Na drodze wojewódzkiej numer 483, niedaleko Bełchatowa, miało miejsce groźne zdarzenie. Kierujący samochodem osobowym uderzył w poprzedzający go pojazd, a zamiast zatrzymać się i stawić czoła konsekwencjom, postanowił zainicjować pościg, uciekając z miejsca zdarzenia. Nie przewidział jednak, że świadek całego incydentu nie zamierza pozostawić sprawy bez reakcji.
– Gdy dotarliśmy na miejsce, spotkaliśmy poszkodowaną kobietę. Opowiedziała nam, że jechała w stronę Pajęczna, gdy w lusterku zauważyła nadjeżdżający z dużą prędkością samochód osobowy. Po chwili auto to uderzyło w tył jej pojazdu. Kierujący tym samochodem, marki Honda, ominął jej pojazd i uciekł z miejsca kolizji – relacjonuje Iwona Kaszewska, rzecznik prasowy bełchatowskiej policji.
Sytuację obserwował inny uczestnik ruchu drogowego. Zostawił poszkodowaną kobietę swój numer telefonu i ruszył w pościg za uciekinierem, jednocześnie informując o przebiegu zdarzeń policję.

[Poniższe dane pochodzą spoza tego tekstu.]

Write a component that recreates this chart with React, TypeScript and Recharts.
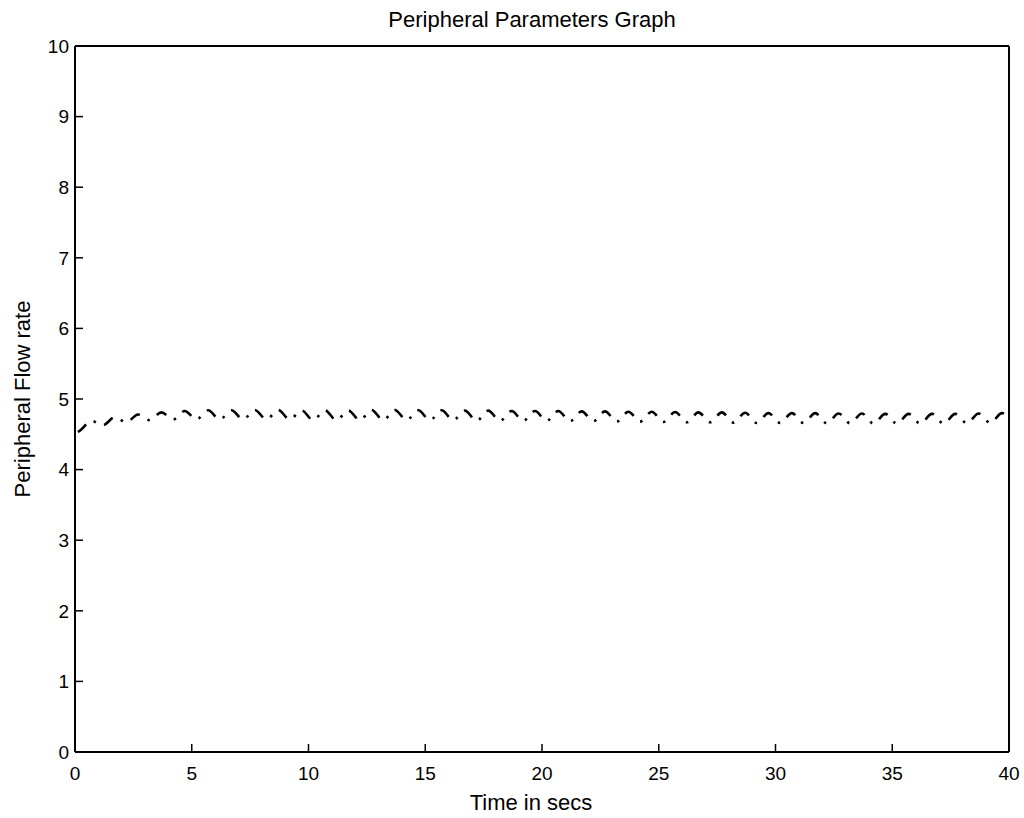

– Podzielił się także szczegółami na temat miejsca, gdzie sprawca kolizji opuścił drogę i zniknął w gęstwinie lasu. Policja natychmiast udała się na wskazane miejsce. Funkcjonariusze przeszukali okolicę i ostatecznie odnaleźli samochód, który brał udział w kolizji, skryty w lesie. Obok auta leżał oderwany zderzak – dodaje Iwona Kaszewska.
Wewnątrz pojazdu funkcjonariusze znaleźli kierowcę oraz pasażera. Wkrótce wszystko stało się jasne – powód ucieczki był prosty. 33-letni mieszkaniec gminy Rusiec, który siedział za kierownicą, był nietrzeźwy.
Za swoje czyny mężczyzna może spędzić aż pięć lat za kratami.